§ **DATASET EXCERPT**:
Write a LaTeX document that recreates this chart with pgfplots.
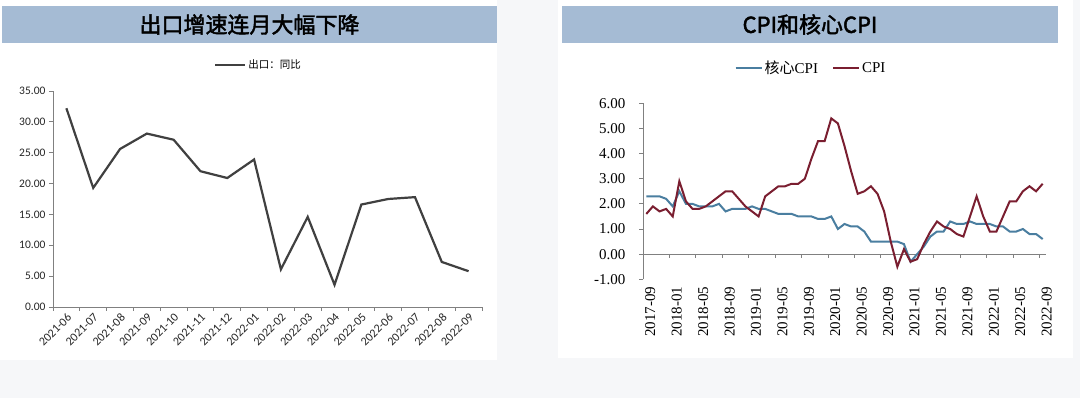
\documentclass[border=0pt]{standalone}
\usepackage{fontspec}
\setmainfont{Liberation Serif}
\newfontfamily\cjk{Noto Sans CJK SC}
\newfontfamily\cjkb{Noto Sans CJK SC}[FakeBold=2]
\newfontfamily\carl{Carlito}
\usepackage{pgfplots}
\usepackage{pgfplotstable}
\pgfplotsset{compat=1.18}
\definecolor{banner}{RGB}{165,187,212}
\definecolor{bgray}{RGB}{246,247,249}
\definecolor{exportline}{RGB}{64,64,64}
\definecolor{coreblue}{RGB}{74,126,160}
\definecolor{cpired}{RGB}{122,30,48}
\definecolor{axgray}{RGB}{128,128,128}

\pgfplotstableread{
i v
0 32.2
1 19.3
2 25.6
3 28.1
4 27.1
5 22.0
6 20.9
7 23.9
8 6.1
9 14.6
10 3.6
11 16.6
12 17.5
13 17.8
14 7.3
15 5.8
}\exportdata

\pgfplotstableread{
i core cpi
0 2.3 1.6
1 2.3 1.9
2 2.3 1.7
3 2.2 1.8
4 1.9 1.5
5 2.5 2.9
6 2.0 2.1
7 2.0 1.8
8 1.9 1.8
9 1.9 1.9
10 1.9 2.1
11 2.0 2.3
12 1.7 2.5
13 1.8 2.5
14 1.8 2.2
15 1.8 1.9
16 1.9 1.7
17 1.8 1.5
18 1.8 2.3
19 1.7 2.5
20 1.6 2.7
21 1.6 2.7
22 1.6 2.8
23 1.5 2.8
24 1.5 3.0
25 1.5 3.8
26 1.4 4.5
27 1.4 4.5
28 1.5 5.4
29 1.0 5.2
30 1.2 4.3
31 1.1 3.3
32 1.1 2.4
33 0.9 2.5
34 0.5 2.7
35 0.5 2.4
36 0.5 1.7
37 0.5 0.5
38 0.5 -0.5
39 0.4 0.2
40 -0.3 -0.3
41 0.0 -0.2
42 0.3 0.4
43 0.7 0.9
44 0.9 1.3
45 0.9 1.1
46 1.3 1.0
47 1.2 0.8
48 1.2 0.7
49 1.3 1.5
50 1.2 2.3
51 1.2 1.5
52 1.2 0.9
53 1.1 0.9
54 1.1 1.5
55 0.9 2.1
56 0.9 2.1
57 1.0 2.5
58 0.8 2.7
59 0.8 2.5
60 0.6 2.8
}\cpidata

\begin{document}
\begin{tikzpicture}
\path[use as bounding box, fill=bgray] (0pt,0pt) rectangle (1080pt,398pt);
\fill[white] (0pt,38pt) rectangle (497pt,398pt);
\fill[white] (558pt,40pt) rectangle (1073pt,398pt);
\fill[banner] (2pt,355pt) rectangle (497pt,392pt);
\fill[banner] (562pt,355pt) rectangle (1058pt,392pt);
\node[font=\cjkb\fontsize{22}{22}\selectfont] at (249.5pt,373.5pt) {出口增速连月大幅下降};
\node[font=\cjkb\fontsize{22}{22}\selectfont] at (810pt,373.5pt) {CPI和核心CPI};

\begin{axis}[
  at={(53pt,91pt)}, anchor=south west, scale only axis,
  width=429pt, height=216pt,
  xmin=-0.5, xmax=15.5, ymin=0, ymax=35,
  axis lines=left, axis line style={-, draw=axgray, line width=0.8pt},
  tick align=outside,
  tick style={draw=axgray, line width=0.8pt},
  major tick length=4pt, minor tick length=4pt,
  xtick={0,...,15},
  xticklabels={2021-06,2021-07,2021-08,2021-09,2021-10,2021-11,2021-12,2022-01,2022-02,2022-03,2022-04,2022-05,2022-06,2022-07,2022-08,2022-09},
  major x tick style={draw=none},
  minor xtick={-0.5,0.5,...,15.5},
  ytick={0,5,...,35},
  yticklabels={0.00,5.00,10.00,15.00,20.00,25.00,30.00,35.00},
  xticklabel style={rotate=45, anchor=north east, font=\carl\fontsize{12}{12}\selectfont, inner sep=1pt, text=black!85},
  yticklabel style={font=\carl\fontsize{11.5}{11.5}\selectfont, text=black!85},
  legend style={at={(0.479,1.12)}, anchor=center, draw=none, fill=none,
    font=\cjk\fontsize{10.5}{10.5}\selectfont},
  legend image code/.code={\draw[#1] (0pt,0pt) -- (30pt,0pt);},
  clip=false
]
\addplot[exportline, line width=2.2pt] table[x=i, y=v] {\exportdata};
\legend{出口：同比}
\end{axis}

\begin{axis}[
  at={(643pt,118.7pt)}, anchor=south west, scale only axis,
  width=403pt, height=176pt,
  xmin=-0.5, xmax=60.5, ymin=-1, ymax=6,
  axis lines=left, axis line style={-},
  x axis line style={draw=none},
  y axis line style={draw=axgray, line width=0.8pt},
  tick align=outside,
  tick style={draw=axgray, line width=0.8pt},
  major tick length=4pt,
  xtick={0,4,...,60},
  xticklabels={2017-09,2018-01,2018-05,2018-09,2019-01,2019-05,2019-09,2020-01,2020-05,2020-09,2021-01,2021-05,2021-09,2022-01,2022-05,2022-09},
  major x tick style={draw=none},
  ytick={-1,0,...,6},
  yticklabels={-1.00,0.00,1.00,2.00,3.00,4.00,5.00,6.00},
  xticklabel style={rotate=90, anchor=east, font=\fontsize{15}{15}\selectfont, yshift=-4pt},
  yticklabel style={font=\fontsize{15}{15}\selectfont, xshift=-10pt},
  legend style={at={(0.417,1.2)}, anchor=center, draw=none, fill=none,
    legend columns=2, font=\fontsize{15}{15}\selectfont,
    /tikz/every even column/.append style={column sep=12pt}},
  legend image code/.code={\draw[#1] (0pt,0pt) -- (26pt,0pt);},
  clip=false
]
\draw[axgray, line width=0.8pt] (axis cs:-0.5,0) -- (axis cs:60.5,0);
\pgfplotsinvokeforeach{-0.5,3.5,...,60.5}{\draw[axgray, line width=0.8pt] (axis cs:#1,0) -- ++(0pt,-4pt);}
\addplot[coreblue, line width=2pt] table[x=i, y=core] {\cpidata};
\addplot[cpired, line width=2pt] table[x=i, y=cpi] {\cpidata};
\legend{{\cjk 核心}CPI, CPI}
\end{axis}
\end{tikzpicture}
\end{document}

§ **THE PROBLEM**:
Reproduce the listing exactly. Leave its pictures out.

§ **COMPLETE ANSWER**:
Write a LaTeX document that recreates this chart with pgfplots.
\documentclass[border=0pt]{standalone}
\usepackage{fontspec}
\setmainfont{Liberation Serif}
\newfontfamily\cjk{Noto Sans CJK SC}
\newfontfamily\cjkb{Noto Sans CJK SC}[FakeBold=2]
\newfontfamily\carl{Carlito}
\usepackage{pgfplots}
\usepackage{pgfplotstable}
\pgfplotsset{compat=1.18}
\definecolor{banner}{RGB}{165,187,212}
\definecolor{bgray}{RGB}{246,247,249}
\definecolor{exportline}{RGB}{64,64,64}
\definecolor{coreblue}{RGB}{74,126,160}
\definecolor{cpired}{RGB}{122,30,48}
\definecolor{axgray}{RGB}{128,128,128}

\pgfplotstableread{
i v
0 32.2
1 19.3
2 25.6
3 28.1
4 27.1
5 22.0
6 20.9
7 23.9
8 6.1
9 14.6
10 3.6
11 16.6
12 17.5
13 17.8
14 7.3
15 5.8
}\exportdata

\pgfplotstableread{
i core cpi
0 2.3 1.6
1 2.3 1.9
2 2.3 1.7
3 2.2 1.8
4 1.9 1.5
5 2.5 2.9
6 2.0 2.1
7 2.0 1.8
8 1.9 1.8
9 1.9 1.9
10 1.9 2.1
11 2.0 2.3
12 1.7 2.5
13 1.8 2.5
14 1.8 2.2
15 1.8 1.9
16 1.9 1.7
17 1.8 1.5
18 1.8 2.3
19 1.7 2.5
20 1.6 2.7
21 1.6 2.7
22 1.6 2.8
23 1.5 2.8
24 1.5 3.0
25 1.5 3.8
26 1.4 4.5
27 1.4 4.5
28 1.5 5.4
29 1.0 5.2
30 1.2 4.3
31 1.1 3.3
32 1.1 2.4
33 0.9 2.5
34 0.5 2.7
35 0.5 2.4
36 0.5 1.7
37 0.5 0.5
38 0.5 -0.5
39 0.4 0.2
40 -0.3 -0.3
41 0.0 -0.2
42 0.3 0.4
43 0.7 0.9
44 0.9 1.3
45 0.9 1.1
46 1.3 1.0
47 1.2 0.8
48 1.2 0.7
49 1.3 1.5
50 1.2 2.3
51 1.2 1.5
52 1.2 0.9
53 1.1 0.9
54 1.1 1.5
55 0.9 2.1
56 0.9 2.1
57 1.0 2.5
58 0.8 2.7
59 0.8 2.5
60 0.6 2.8
}\cpidata

\begin{document}
\begin{tikzpicture}
\path[use as bounding box, fill=bgray] (0pt,0pt) rectangle (1080pt,398pt);
\fill[white] (0pt,38pt) rectangle (497pt,398pt);
\fill[white] (558pt,40pt) rectangle (1073pt,398pt);
\fill[banner] (2pt,355pt) rectangle (497pt,392pt);
\fill[banner] (562pt,355pt) rectangle (1058pt,392pt);
\node[font=\cjkb\fontsize{22}{22}\selectfont] at (249.5pt,373.5pt) {出口增速连月大幅下降};
\node[font=\cjkb\fontsize{22}{22}\selectfont] at (810pt,373.5pt) {CPI和核心CPI};

\begin{axis}[
  at={(53pt,91pt)}, anchor=south west, scale only axis,
  width=429pt, height=216pt,
  xmin=-0.5, xmax=15.5, ymin=0, ymax=35,
  axis lines=left, axis line style={-, draw=axgray, line width=0.8pt},
  tick align=outside,
  tick style={draw=axgray, line width=0.8pt},
  major tick length=4pt, minor tick length=4pt,
  xtick={0,...,15},
  xticklabels={2021-06,2021-07,2021-08,2021-09,2021-10,2021-11,2021-12,2022-01,2022-02,2022-03,2022-04,2022-05,2022-06,2022-07,2022-08,2022-09},
  major x tick style={draw=none},
  minor xtick={-0.5,0.5,...,15.5},
  ytick={0,5,...,35},
  yticklabels={0.00,5.00,10.00,15.00,20.00,25.00,30.00,35.00},
  xticklabel style={rotate=45, anchor=north east, font=\carl\fontsize{12}{12}\selectfont, inner sep=1pt, text=black!85},
  yticklabel style={font=\carl\fontsize{11.5}{11.5}\selectfont, text=black!85},
  legend style={at={(0.479,1.12)}, anchor=center, draw=none, fill=none,
    font=\cjk\fontsize{10.5}{10.5}\selectfont},
  legend image code/.code={\draw[#1] (0pt,0pt) -- (30pt,0pt);},
  clip=false
]
\addplot[exportline, line width=2.2pt] table[x=i, y=v] {\exportdata};
\legend{出口：同比}
\end{axis}

\begin{axis}[
  at={(643pt,118.7pt)}, anchor=south west, scale only axis,
  width=403pt, height=176pt,
  xmin=-0.5, xmax=60.5, ymin=-1, ymax=6,
  axis lines=left, axis line style={-},
  x axis line style={draw=none},
  y axis line style={draw=axgray, line width=0.8pt},
  tick align=outside,
  tick style={draw=axgray, line width=0.8pt},
  major tick length=4pt,
  xtick={0,4,...,60},
  xticklabels={2017-09,2018-01,2018-05,2018-09,2019-01,2019-05,2019-09,2020-01,2020-05,2020-09,2021-01,2021-05,2021-09,2022-01,2022-05,2022-09},
  major x tick style={draw=none},
  ytick={-1,0,...,6},
  yticklabels={-1.00,0.00,1.00,2.00,3.00,4.00,5.00,6.00},
  xticklabel style={rotate=90, anchor=east, font=\fontsize{15}{15}\selectfont, yshift=-4pt},
  yticklabel style={font=\fontsize{15}{15}\selectfont, xshift=-10pt},
  legend style={at={(0.417,1.2)}, anchor=center, draw=none, fill=none,
    legend columns=2, font=\fontsize{15}{15}\selectfont,
    /tikz/every even column/.append style={column sep=12pt}},
  legend image code/.code={\draw[#1] (0pt,0pt) -- (26pt,0pt);},
  clip=false
]
\draw[axgray, line width=0.8pt] (axis cs:-0.5,0) -- (axis cs:60.5,0);
\pgfplotsinvokeforeach{-0.5,3.5,...,60.5}{\draw[axgray, line width=0.8pt] (axis cs:#1,0) -- ++(0pt,-4pt);}
\addplot[coreblue, line width=2pt] table[x=i, y=core] {\cpidata};
\addplot[cpired, line width=2pt] table[x=i, y=cpi] {\cpidata};
\legend{{\cjk 核心}CPI, CPI}
\end{axis}
\end{tikzpicture}
\end{document}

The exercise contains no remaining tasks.